CHAPITRE CCCV.

Les Visites.


Les visites emportent beaucoup de tems. Vainement se fait-on écrire chez les portiers : on est condamné, à certaines époques, à aller d’hôtel en hôtel faire la révérence, s’asseoir, dire quelques mots insignifians ; puis on s’échappe pour faire la même chose dans la maison voisine. C’est un travail & une occupation que de sortir ainsi d’un hôtel pour entrer dans un autre.

Ceux qui ont besoin de protection, ne visitent les grands qu’à leur corps défendant.

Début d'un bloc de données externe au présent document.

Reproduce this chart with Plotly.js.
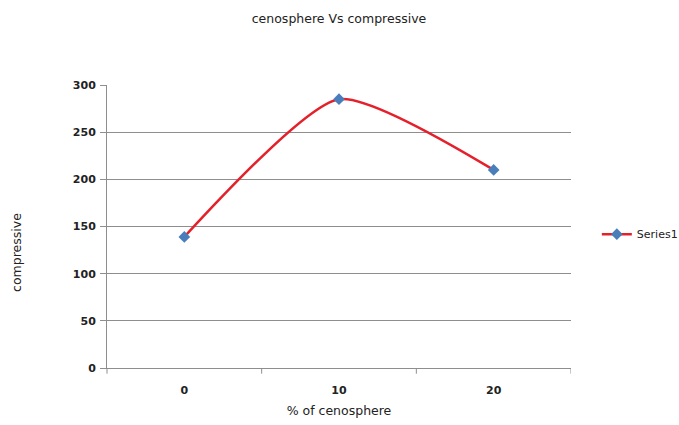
<!DOCTYPE html>
<html>
<head>
<meta charset="utf-8">
<script src="https://cdn.plot.ly/plotly-3.0.1.min.js"></script>
<style>
  html, body { margin: 0; padding: 0; background: #ffffff; }
  #chart { width: 679px; height: 425px; }
</style>
</head>
<body>
<div id="chart"></div>
<script>
// % of cenosphere (category labels) and compressive strength values
const cenosphere = ['0', '10', '20'];
const compressive = [139, 285, 210];
const yTicks = [0, 50, 100, 150, 200, 250, 300];
const seriesName = 'Series1';

const textFont = { family: '"DejaVu Sans", sans-serif', color: '#222222' };
const gridColor = '#8e8e8e';

const trace = {
  x: [0, 1, 2],
  y: compressive,
  name: seriesName,
  type: 'scatter',
  mode: 'lines+markers',
  line: { color: '#e4212b', width: 2.5, shape: 'spline', smoothing: 0.6 },
  marker: { symbol: 'diamond', size: 9, color: '#4a7ebb' },
  cliponaxis: false
};

const layout = {
  width: 679,
  height: 425,
  paper_bgcolor: '#ffffff',
  plot_bgcolor: '#ffffff',
  margin: { l: 107, r: 108, t: 85, b: 57 },
  title: {
    text: 'cenosphere Vs compressive',
    x: 0.5, xref: 'paper', xanchor: 'center',
    y: 1, yref: 'container', yanchor: 'top', pad: { t: 14 },
    font: Object.assign({}, textFont, { size: 12.5 })
  },
  xaxis: {
    range: [-0.5, 2.5],
    tickmode: 'array',
    tickvals: [0, 1, 2],
    ticktext: cenosphere,
    showgrid: false,
    zeroline: false,
    showline: true,
    linecolor: gridColor,
    linewidth: 1,
    ticks: '',
    tickfont: Object.assign({}, textFont, { size: 11, weight: 'bold' }),
    ticklabelstandoff: 12,
    title: {
      text: '% of cenosphere',
      font: Object.assign({}, textFont, { size: 12.5 }),
      standoff: 10
    },
    fixedrange: true
  },
  yaxis: {
    range: [0, 300],
    tickmode: 'array',
    tickvals: yTicks,
    ticktext: yTicks.map(String),
    showgrid: true,
    gridcolor: gridColor,
    gridwidth: 1,
    zeroline: false,
    showline: true,
    linecolor: gridColor,
    linewidth: 1,
    ticks: 'outside',
    ticklen: 6,
    tickcolor: gridColor,
    tickfont: Object.assign({}, textFont, { size: 11, weight: 'bold' }),
    ticklabelstandoff: 2,
    fixedrange: true
  },
  annotations: [{
    // y-axis title, placed a little below the plot's vertical centre
    text: 'compressive',
    xref: 'paper', yref: 'paper',
    x: -0.194, y: 0.41,
    xanchor: 'center', yanchor: 'middle',
    textangle: -90,
    showarrow: false,
    font: Object.assign({}, textFont, { size: 12.5 })
  }],
  showlegend: true,
  legend: {
    xref: 'container', yref: 'container',
    x: 0.879, xanchor: 'left',
    y: 0.449, yanchor: 'middle',
    itemwidth: 30,
    bgcolor: 'rgba(0,0,0,0)',
    font: Object.assign({}, textFont, { size: 11 })
  },
  shapes: [0.5, 1.5, 2.5].map(function (b) {
    // category boundary tick marks below the x axis
    return {
      type: 'line', xref: 'x', yref: 'paper',
      x0: b, x1: b, y0: 0, y1: -0.02,
      line: { color: gridColor, width: 1 }
    };
  }).concat([{
    type: 'line', xref: 'paper', yref: 'paper',
    x0: 0, x1: 0, y0: 0, y1: -0.02,
    line: { color: gridColor, width: 1 }
  }])
};

Plotly.newPlot('chart', [trace], layout, { displayModeBar: false, staticPlot: true });
</script>
</body>
</html>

Le devoir, l’orgueil, ou la cupidité les traîne à travers les anti-chambres ; ils souffrent, murmurent tout bas & subissent la loi commune. Un valet qui doit avoir bonne mémoire, annonce à haute voix ceux qui entrent ; coutume prudente. On ouvre les deux battans pour les femmes ; c’est alors que les qualités sonnent agréablement à l’oreille de l’individu qui se présente dans le cercle : un nom tout nu a quelque chose de honteux.

On a beaucoup abrégé les formules des premiers complimens. On s’assied, si l’on veut, sans presque rien dire. L’arrivante occupe le fauteuil le plus proche de la maîtresse de la maison, le cede à son tour, & ainsi successivement. Les femmes s’examinent des pieds à la tête, tout en se faisant des mines. C’est le moment où les nouvelles circulent ; de sorte qu’un fait arrivé à huit heures du soir est su de tout Paris à dix heures. Le commentaire & les bons mots qui font arrêt, l’accompagnent déjà, & il ne sera plus permis d’en parler le lendemain.

Après les nouvelles, vient l’étalage de chaque doctrine particuliere ; mais le récit est court, excepté dans la bouche des officiers de marine[1], qui abusent des circonstances pour tenir école publique de pilotage. Les femmes dissimulent leur ennui, & font glisser adroitement la conversation sur le nouvel opéra ; on descend de la vergue du grand mât aux bassons de l’orchestre, & l’on parle d’une tempête harmonique. Au moment que j’écris, les disputes sur la musique & sur la marine sont éternelles. Et pourquoi durent-elles si long-tems ? C’est qu’on ne s’entend pas.

Les parleurs de profession ont un répertoire tout formé, qui compose tout leur esprit. Ils n’ont pas l’attention de le varier ; & il y a beaucoup de gens qui vous étonnent, mais pour une seule fois. J’y ai été pris comme bien d’autres.

  1. Tous les officiers de terre & de mer ont-ils la connoissance du style de Turenne ? Le voici après le gain d’une bataille importante : Les ennemis sont venus nous attaquer, nous les avons battus ! Dieu en soit loué ! J’ai eu un peu de peine. Je vous souhaite le bonsoir : je me mets dans mon lit.